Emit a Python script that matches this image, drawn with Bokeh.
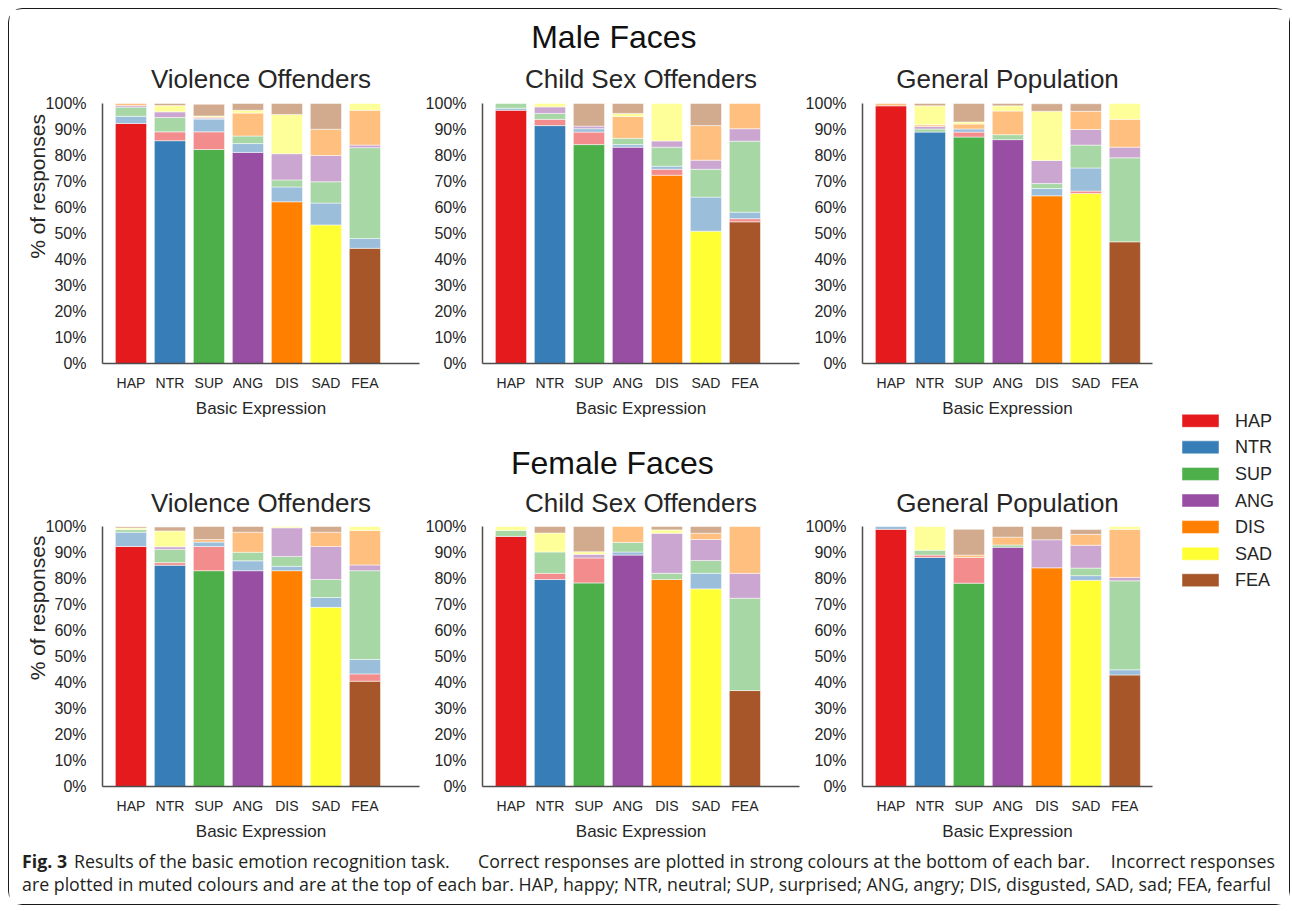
from bokeh.plotting import figure
from bokeh.models import ColumnDataSource, Range1d, FactorRange, FixedTicker, Label
from bokeh.layouts import row, column
from bokeh.embed import file_html
from bokeh.resources import INLINE
from bokeh.core.properties import value

# ---------------- data ----------------
EXPRESSIONS = ["HAP", "NTR", "SUP", "ANG", "DIS", "SAD", "FEA"]
STRONG = ["#e41a1c", "#377eb8", "#4daf4a", "#984ea3", "#ff7f00", "#ffff33", "#a65628"]
MUTED = ["#f28c8d", "#9bbedb", "#a6d7a4", "#cba6d1", "#ffbf7f", "#ffff99", "#d2aa8d"]
GROUP_TITLES = ["Violence Offenders", "Child Sex Offenders", "General Population"]
Y_TICKS = [0, 10, 20, 30, 40, 50, 60, 70, 80, 90, 100]

# rows: presented expression (HAP..FEA); columns: % responses HAP, NTR, SUP, ANG, DIS, SAD, FEA
MALE_VIOLENCE = [
    [92.3, 2.8, 3.5, 0.6, 0.8, 0.0, 0.0],
    [3.4, 85.7, 5.5, 2.2, 0.0, 2.4, 0.8],
    [6.8, 4.9, 82.3, 0.4, 0.4, 0.4, 4.5],
    [0.0, 3.4, 2.9, 81.2, 8.8, 1.1, 2.6],
    [0.0, 5.7, 2.7, 10.1, 62.2, 15.1, 4.2],
    [0.0, 8.4, 8.2, 10.1, 10.1, 53.3, 9.9],
    [0.0, 3.8, 34.9, 1.0, 13.4, 2.6, 44.3],
]
MALE_CHILD_SEX = [
    [97.4, 0.8, 1.8, 0.0, 0.0, 0.0, 0.0],
    [2.4, 91.5, 2.3, 2.5, 0.0, 1.3, 0.0],
    [4.8, 1.3, 84.2, 1.0, 0.0, 0.0, 8.7],
    [0.0, 1.0, 2.4, 83.2, 8.4, 1.2, 3.8],
    [2.3, 1.2, 7.3, 2.4, 72.4, 14.4, 0.0],
    [0.0, 13.1, 10.7, 3.5, 13.3, 50.9, 8.5],
    [1.2, 2.5, 27.3, 4.8, 9.7, 0.0, 54.5],
]
MALE_GENERAL = [
    [99.1, 0.0, 0.0, 0.0, 0.9, 0.0, 0.0],
    [0.0, 89.0, 1.2, 1.0, 0.6, 7.3, 0.9],
    [1.9, 1.2, 87.1, 0.0, 1.9, 0.8, 7.1],
    [0.0, 0.0, 1.9, 86.1, 9.1, 2.0, 0.9],
    [0.0, 2.8, 1.9, 8.9, 64.5, 18.9, 2.9],
    [0.9, 8.9, 8.8, 6.0, 7.0, 65.4, 2.9],
    [0.0, 0.0, 32.3, 4.1, 10.7, 6.1, 46.8],
]
FEMALE_VIOLENCE = [
    [92.3, 5.5, 1.0, 0.0, 0.0, 0.6, 0.5],
    [1.0, 85.1, 5.1, 1.0, 0.0, 6.1, 1.5],
    [9.3, 1.7, 83.0, 0.0, 1.0, 0.0, 5.0],
    [0.0, 3.8, 3.3, 83.0, 7.7, 0.0, 2.2],
    [0.0, 1.7, 3.8, 11.0, 83.0, 0.5, 0.0],
    [0.0, 3.8, 6.9, 12.7, 5.5, 68.9, 2.2],
    [2.8, 5.6, 34.1, 2.2, 13.3, 1.5, 40.5],
]
FEMALE_CHILD_SEX = [
    [96.2, 0.0, 2.3, 0.0, 0.0, 1.5, 0.0],
    [2.4, 79.6, 8.2, 0.0, 0.0, 7.3, 2.5],
    [9.6, 0.0, 78.3, 1.4, 0.0, 1.0, 9.7],
    [0.0, 1.2, 3.7, 89.0, 6.1, 0.0, 0.0],
    [0.0, 0.0, 2.4, 15.4, 79.6, 1.3, 1.3],
    [0.0, 6.0, 4.9, 8.1, 2.4, 76.0, 2.6],
    [0.0, 0.0, 35.5, 9.6, 18.0, 0.0, 36.9],
]
FEMALE_GENERAL = [
    [98.9, 1.1, 0.0, 0.0, 0.0, 0.0, 0.0],
    [0.9, 88.1, 1.9, 0.0, 0.0, 9.1, 0.0],
    [9.9, 0.0, 78.2, 0.0, 0.9, 0.0, 9.9],
    [0.0, 0.0, 0.9, 92.0, 3.0, 0.0, 4.1],
    [0.0, 0.0, 0.0, 10.8, 84.1, 0.0, 5.1],
    [0.0, 1.8, 2.9, 8.8, 4.2, 79.3, 1.8],
    [0.0, 2.0, 34.2, 1.3, 18.5, 1.1, 42.9],
]

CAPTION_BOLD = "Fig. 3"
CAPTION_LINE1 = [
    "Results of the basic emotion recognition task.",
    "Correct responses are plotted in strong colours at the bottom of each bar.",
    "Incorrect responses",
]
CAPTION_LINE2 = ("are plotted in muted colours and are at the top of each bar. HAP, happy; NTR, neutral; "
                 "SUP, surprised; ANG, angry; DIS, disgusted, SAD, sad; FEA, fearful")

# ---------------- styling ----------------
FONT = "Liberation Sans"
TXT = "#262626"
AXIS = "#4d4d4d"
X_START = -0.73
PX_PER_PCT = 2.6


def segments(matrix):
    xs, bottoms, tops, colors = [], [], [], []
    for i, resp in enumerate(matrix):
        order = [i] + [j for j in range(len(resp)) if j != i]
        base = 0.0
        for j in order:
            v = resp[j]
            if v <= 0:
                continue
            xs.append(i)
            bottoms.append(base)
            tops.append(base + v)
            colors.append(STRONG[j] if j == i else MUTED[j])
            base += v
    return dict(x=xs, bottom=bottoms, top=tops, color=colors)


def panel(matrix, title, width, height, bl, br, bt, bb, x_end, title_y, ylabel="",
          header=None, header_x=0.0, header_y=120.0):
    # the frame extends above 100% (by bt pixels) so that titles sit inside it
    y_top = 100 + bt / PX_PER_PCT
    p = figure(width=width, height=height, x_range=Range1d(X_START, x_end),
               y_range=Range1d(0, y_top), output_backend="svg", toolbar_location=None,
               min_border_left=bl, min_border_right=br, min_border_top=0,
               min_border_bottom=bb)
    p.outline_line_color = None
    p.grid.visible = False
    p.background_fill_color = "white"
    p.border_fill_color = "white"

    src = ColumnDataSource(segments(matrix))
    p.vbar(x="x", bottom="bottom", top="top", width=0.8, fill_color="color",
           line_color="white", line_width=0.5, source=src)

    # x axis
    xa = p.xaxis[0]
    xa.ticker = FixedTicker(ticks=list(range(len(EXPRESSIONS))))
    xa.major_label_overrides = {i: n for i, n in enumerate(EXPRESSIONS)}
    xa.axis_label = "Basic Expression"
    xa.axis_label_text_font = FONT
    xa.axis_label_text_font_size = "17px"
    xa.axis_label_text_font_style = "normal"
    xa.axis_label_text_color = TXT
    xa.axis_label_standoff = 5
    xa.major_label_text_font = FONT
    xa.major_label_text_font_size = "14px"
    xa.major_label_text_color = TXT
    xa.major_label_standoff = 5
    xa.major_tick_line_color = None
    xa.minor_tick_line_color = None
    xa.axis_line_color = AXIS
    xa.axis_line_width = 1.5

    # y axis
    ya = p.yaxis[0]
    ya.bounds = (0, 100)
    ya.ticker = FixedTicker(ticks=Y_TICKS)
    ya.major_label_overrides = {t: f"{t}%" for t in Y_TICKS}
    ya.major_label_text_font = FONT
    ya.major_label_text_font_size = "16px"
    ya.major_label_text_color = TXT
    ya.major_label_standoff = 10
    ya.major_tick_line_color = None
    ya.minor_tick_line_color = None
    ya.axis_line_color = AXIS
    ya.axis_line_width = 1.5
    if ylabel:
        ya.axis_label = ylabel
        ya.axis_label_text_font = FONT
        ya.axis_label_text_font_size = "21px"
        ya.axis_label_text_font_style = "normal"
        ya.axis_label_text_color = TXT
        ya.axis_label_standoff = -6

    p.add_layout(Label(x=(X_START + x_end) / 2, y=title_y, text=title, text_align="center",
                       text_baseline="alphabetic", text_font=FONT,
                       text_font_size="26px", text_color=TXT))
    if header:
        p.add_layout(Label(x=header_x, y=header_y, text=header, text_align="center",
                           text_baseline="alphabetic", text_font=FONT,
                           text_font_size="32px", text_color="#111111"))
    return p


# geometry (pixels)
W1, W2, W3, WL = 413, 380, 360, 127
H_TOP, H_BOT = 420, 415
END_WIDE, END_NARROW = 7.4, 6.71
TY_TOP, TY_BOT = 109.3, 109.0

p1 = panel(MALE_VIOLENCE, GROUP_TITLES[0], W1, H_TOP, 93, 3, 94, 66, END_WIDE, TY_TOP,
           ylabel="% of responses")
p2 = panel(MALE_CHILD_SEX, GROUP_TITLES[1], W2, H_TOP, 60, 3, 94, 66, END_WIDE, TY_TOP,
           header="Male Faces", header_x=2.64, header_y=125.4)
p3 = panel(MALE_GENERAL, GROUP_TITLES[2], W3, H_TOP, 60, 10, 94, 66, END_NARROW, TY_TOP)
p4 = panel(FEMALE_VIOLENCE, GROUP_TITLES[0], W1, H_BOT, 93, 3, 97, 58, END_WIDE, TY_BOT,
           ylabel="% of responses")
p5 = panel(FEMALE_CHILD_SEX, GROUP_TITLES[1], W2, H_BOT, 60, 3, 97, 58, END_WIDE, TY_BOT,
           header="Female Faces", header_x=2.6, header_y=124.4)
p6 = panel(FEMALE_GENERAL, GROUP_TITLES[2], W3, H_BOT, 60, 10, 97, 58, END_NARROW, TY_BOT)

# legend figure (swatches drawn on a categorical axis, one band per expression)
LG_TOP, LG_BAND = 398, 186
lg = figure(width=WL, height=H_TOP + H_BOT, x_range=Range1d(0, WL),
            y_range=FactorRange(factors=list(reversed(EXPRESSIONS))),
            output_backend="svg", toolbar_location=None, x_axis_location=None,
            y_axis_location=None, min_border_left=0, min_border_top=LG_TOP,
            min_border_right=0, min_border_bottom=H_TOP + H_BOT - LG_TOP - LG_BAND)
lg.outline_line_color = None
lg.grid.visible = False
lg.rect(x=38, y=EXPRESSIONS, width=37, height=13, width_units="screen",
        height_units="screen", fill_color=STRONG, line_color="#ffffff", line_alpha=0.6,
        line_width=0.8)
lg.text(x=72.5, y=EXPRESSIONS, text=EXPRESSIONS, text_baseline="middle",
        text_align="left", text_font=value(FONT), text_font_size="18px", text_color=TXT)

# caption figure
CW, CH = 1280, 60
cap = figure(width=CW, height=CH, x_range=Range1d(0, CW), y_range=Range1d(0, CH),
             output_backend="svg", toolbar_location=None, x_axis_location=None,
             y_axis_location=None, min_border=0)
cap.outline_line_color = None
cap.grid.visible = False
CAP_FONT = "Open Sans"
CAP_SIZE = "17.8px"
CAP_COL = "#231f20"
cap.add_layout(Label(x=12.5, y=44, text=CAPTION_BOLD, text_font=CAP_FONT,
                     text_font_size=CAP_SIZE, text_font_style="bold", text_baseline="middle",
                     text_color=CAP_COL))
cap.add_layout(Label(x=64.5, y=44, text=CAPTION_LINE1[0], text_font=CAP_FONT,
                     text_font_size=CAP_SIZE, text_baseline="middle", text_color=CAP_COL))
cap.add_layout(Label(x=468.5, y=44, text=CAPTION_LINE1[1], text_font=CAP_FONT,
                     text_font_size=CAP_SIZE, text_baseline="middle", text_color=CAP_COL))
cap.add_layout(Label(x=1265.5, y=44, text=CAPTION_LINE1[2], text_font=CAP_FONT, text_align="right",
                     text_font_size=CAP_SIZE, text_baseline="middle", text_color=CAP_COL))
cap.add_layout(Label(x=12.5, y=21, text=CAPTION_LINE2, text_font=CAP_FONT,
                     text_font_size=CAP_SIZE, text_baseline="middle", text_color=CAP_COL))

grid = column(row(p1, p2, p3), row(p4, p5, p6))
layout = column(row(grid, lg), cap,
                styles={"border": "1.5px solid #1a1a1a", "border-radius": "14px",
                        "background-color": "white", "margin": "8px 0 0 8px"})

open("out.html", "w").write(file_html(layout, INLINE))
——
| WHAT THE TASK REQUIRES |
Skip the pictures, please, and transcribe only the lines from the beginning of the material through the one that contains "80, 90, 100]".

| THE OUTPUT |
Emit a Python script that matches this image, drawn with Bokeh.
from bokeh.plotting import figure
from bokeh.models import ColumnDataSource, Range1d, FactorRange, FixedTicker, Label
from bokeh.layouts import row, column
from bokeh.embed import file_html
from bokeh.resources import INLINE
from bokeh.core.properties import value

# ---------------- data ----------------
EXPRESSIONS = ["HAP", "NTR", "SUP", "ANG", "DIS", "SAD", "FEA"]
STRONG = ["#e41a1c", "#377eb8", "#4daf4a", "#984ea3", "#ff7f00", "#ffff33", "#a65628"]
MUTED = ["#f28c8d", "#9bbedb", "#a6d7a4", "#cba6d1", "#ffbf7f", "#ffff99", "#d2aa8d"]
GROUP_TITLES = ["Violence Offenders", "Child Sex Offenders", "General Population"]
Y_TICKS = [0, 10, 20, 30, 40, 50, 60, 70, 80, 90, 100]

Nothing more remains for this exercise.